## Source excerpt
• • • • • • •

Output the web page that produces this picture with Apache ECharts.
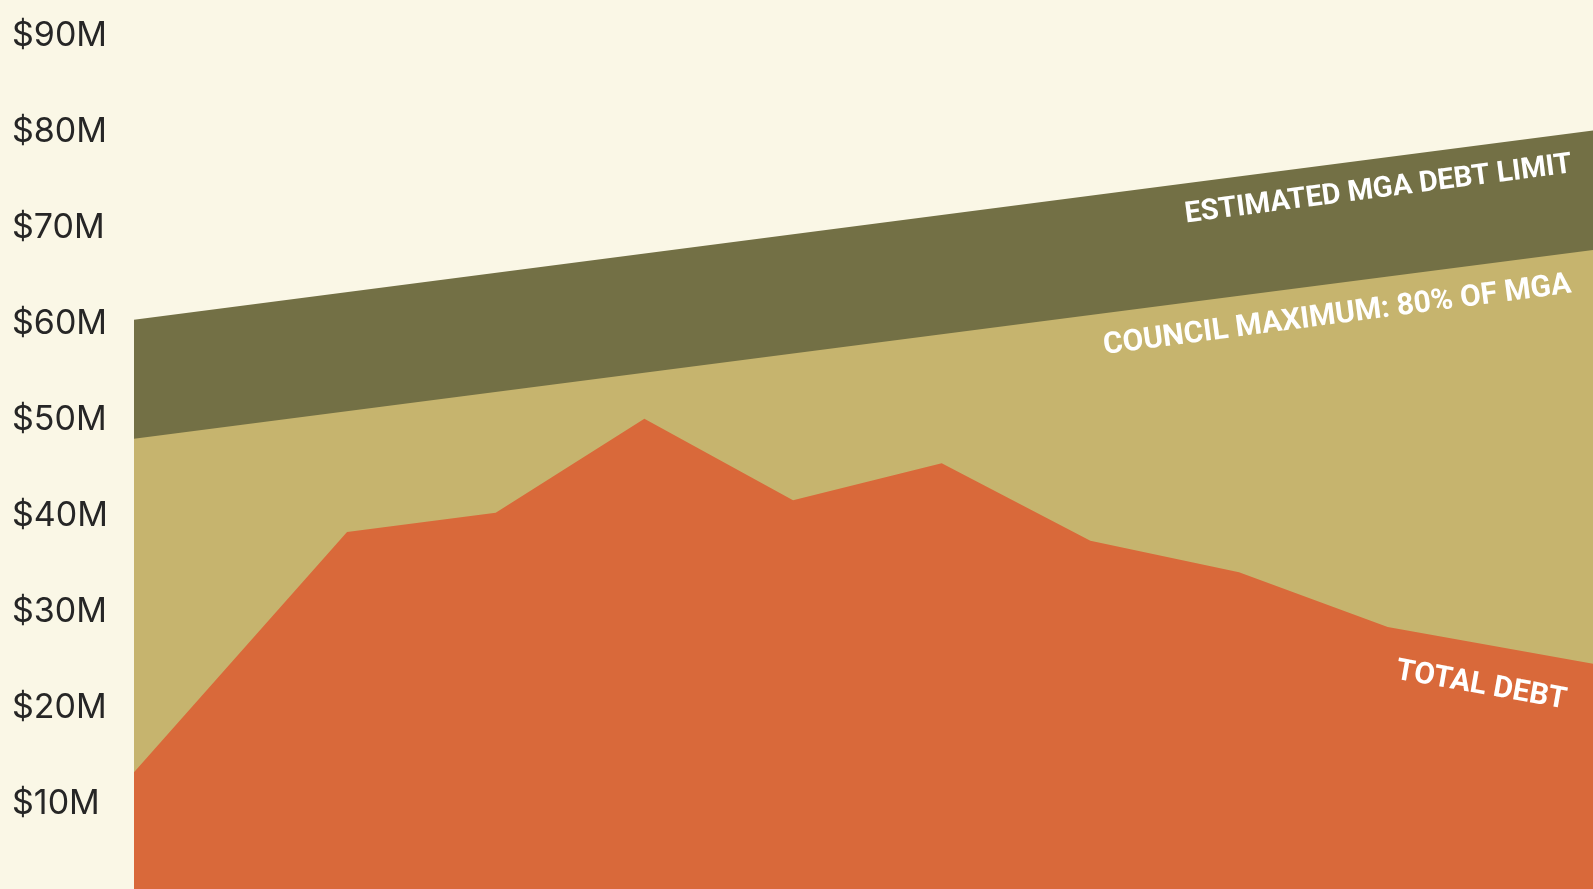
<!DOCTYPE html>
<html>
<head>
<meta charset="utf-8">
<style>
  html, body { margin: 0; padding: 0; background: #faf7e6; }
  #chart { width: 1593px; height: 889px; }
</style>
<script src="https://cdn.jsdelivr.net/npm/echarts@6/dist/echarts.min.js"></script>
</head>
<body>
<div id="chart"></div>
<script>
// ---- Data (values in $ millions; x = year) ----
const xRange = [2018.567, 2028.381];
const yRange = [0.74, 90];          // the zero line sits just below the picture
const yTicks = [10, 20, 30, 40, 50, 60, 70, 80, 90];

const mgaX = [2018.567, 2028.381];
const mgaLimit = [60.0, 79.7];

const councilX = [2018.567, 2028.381];
const councilMax = [47.6, 67.25];

const debtX = [2018.567, 2020, 2021, 2022, 2023, 2024, 2025, 2026, 2027, 2028.381];
const totalDebt = [12.9, 37.9, 39.9, 49.7, 41.2, 45.05, 37.0, 33.7, 28.0, 24.2];

const labels = {
  mga: 'ESTIMATED MGA DEBT LIMIT',
  council: 'COUNCIL MAXIMUM: 80% OF MGA',
  debt: 'TOTAL DEBT'
};

const pair = (xs, ys) => xs.map((x, i) => [x, ys[i]]);

const chart = echarts.init(document.getElementById('chart'), null, { renderer: 'canvas' });

const areaSeries = (name, data, color) => ({
  name: name,
  type: 'line',
  data: data,
  symbol: 'none',
  lineStyle: { width: 0 },
  areaStyle: { color: color, opacity: 1 },
  silent: true,
  animation: false
});

const annFont = 'Roboto, "Liberation Sans", sans-serif';
const deg = Math.PI / 180;

chart.setOption({
  backgroundColor: '#faf7e6',
  animation: false,
  grid: { left: 134, right: 0, top: 31.5, bottom: 0, containLabel: false },
  xAxis: {
    type: 'value',
    min: xRange[0],
    max: xRange[1],
    show: false
  },
  yAxis: {
    type: 'value',
    min: yRange[0],
    max: yRange[1],
    axisLine: { show: false },
    axisTick: { show: false },
    splitLine: { show: false },
    axisLabel: {
      customValues: yTicks,
      align: 'left',
      verticalAlign: 'top',
      lineHeight: 8,
      margin: 122,
      color: '#262626',
      fontFamily: 'Inter, "Liberation Sans", sans-serif',
      fontSize: 34,
      formatter: v => '$' + v + 'M'
    }
  },
  series: [
    areaSeries('Estimated MGA debt limit', pair(mgaX, mgaLimit), '#737045'),
    areaSeries('Council maximum', pair(councilX, councilMax), '#c6b46e'),
    areaSeries('Total debt', pair(debtX, totalDebt), '#d9693a')
  ],
  graphic: [
    {
      type: 'text', x: 1572, y: 165, rotation: 7.4 * deg, z: 100,
      style: { text: labels.mga, fill: '#ffffff', font: '700 29px ' + annFont, align: 'right', verticalAlign: 'middle' },
      silent: true
    },
    {
      type: 'text', x: 1571, y: 285, rotation: 7.5 * deg, z: 100,
      style: { text: labels.council, fill: '#ffffff', font: '700 30px ' + annFont, align: 'right', verticalAlign: 'middle' },
      silent: true
    },
    {
      type: 'text', x: 1566, y: 701, rotation: -10 * deg, z: 100,
      style: { text: labels.debt, fill: '#ffffff', font: '700 30px ' + annFont, align: 'right', verticalAlign: 'middle' },
      silent: true
    }
  ]
});
</script>
</body>
</html>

• • • • • • •

Up to and including the line with "const deg = Math.PI / 180;", copy the data above from its first line. Skip pictures.

Output the web page that produces this picture with Apache ECharts.
<!DOCTYPE html>
<html>
<head>
<meta charset="utf-8">
<style>
  html, body { margin: 0; padding: 0; background: #faf7e6; }
  #chart { width: 1593px; height: 889px; }
</style>
<script src="https://cdn.jsdelivr.net/npm/echarts@6/dist/echarts.min.js"></script>
</head>
<body>
<div id="chart"></div>
<script>
// ---- Data (values in $ millions; x = year) ----
const xRange = [2018.567, 2028.381];
const yRange = [0.74, 90];          // the zero line sits just below the picture
const yTicks = [10, 20, 30, 40, 50, 60, 70, 80, 90];

const mgaX = [2018.567, 2028.381];
const mgaLimit = [60.0, 79.7];

const councilX = [2018.567, 2028.381];
const councilMax = [47.6, 67.25];

const debtX = [2018.567, 2020, 2021, 2022, 2023, 2024, 2025, 2026, 2027, 2028.381];
const totalDebt = [12.9, 37.9, 39.9, 49.7, 41.2, 45.05, 37.0, 33.7, 28.0, 24.2];

const labels = {
  mga: 'ESTIMATED MGA DEBT LIMIT',
  council: 'COUNCIL MAXIMUM: 80% OF MGA',
  debt: 'TOTAL DEBT'
};

const pair = (xs, ys) => xs.map((x, i) => [x, ys[i]]);

const chart = echarts.init(document.getElementById('chart'), null, { renderer: 'canvas' });

const areaSeries = (name, data, color) => ({
  name: name,
  type: 'line',
  data: data,
  symbol: 'none',
  lineStyle: { width: 0 },
  areaStyle: { color: color, opacity: 1 },
  silent: true,
  animation: false
});

const annFont = 'Roboto, "Liberation Sans", sans-serif';
const deg = Math.PI / 180;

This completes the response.